Wednesday, 03 October 2012
Many, many months is it since I have written here. Too long at books. I am telling myself this but at the same time I cannot truly think it, for if it were true, then that dearest of ones is also at fault and I know them not to be. I cannot imagine they ever could be.

Yet when I finally left my sanctuary having donned my armour, still smarting at the heat and the weight of it and the discomfort of carrying my shield and sword, I found the real meaning of what it is to neglect the lands. No adventurer did I pass. None answered birds. The lands were as cold and empty as the Dead Zone itself. And then as I entered the forest I began to feel I had fallen into slumber in the Dark Lands by way of accident for I have never seen so many demons. Spiders at the cave, demons on the paths, entering Milltown creatures foul and unwelcome. The desert overrun with demons, scorpions and the gods now what else.
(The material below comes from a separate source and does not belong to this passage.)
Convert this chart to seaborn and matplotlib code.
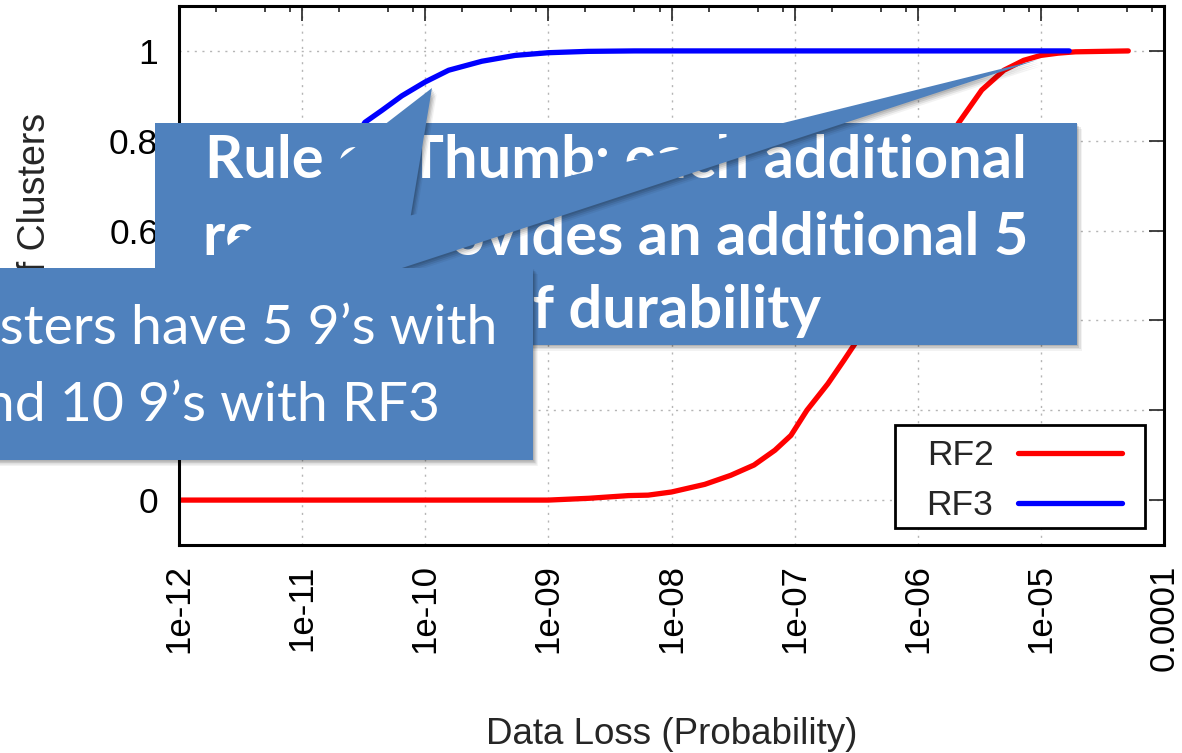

Demons at the wall, under the wall, in the wastelands. I fought and fought as hard as I could having first answered a call to that sacred City, Branishor. I was passing demons by that I could not fight without a thought which I would never usually do without ensuring I or another could guard them until properly dispatched. But there were so many, and some so foul, I could not afford to stand. I thought it better to dispatch those I could. Besides, there were none to call to aid. Coming into Branishor I was beset with vile enemies – demons of such strength that even with my holy ring I could not conquer them without their blades and teeth and bile biting into me forcing me to run for my very life, heal and try again. Finally it was no use – I met a brave roguish woman indeed – far, far stronger than I - who urged me on as the creatures were too cowardly to fight her. There was another, she told me. But I let her down. Tired as I was the foul thing I was trying to bring down trapped me and stopped my attempts at flight until it had the savage delight of destroying me and throwing me to the mercy of my beloved gods.

So tired was I, so utterly wasted that I fell to the ground and into an exhausted unconsciousness. When I awoke again – I do not know how much later – all was quiet again. No demons – all quelled. And just a few message birds – a very few – and yet so very dear. Ixon – dear Ixon – abroad and well. Topaz who I would hardly dare to face so long it seems since we spoke. Naridith and Bris – dear dedicated brethren.

But not that one, longed-for message.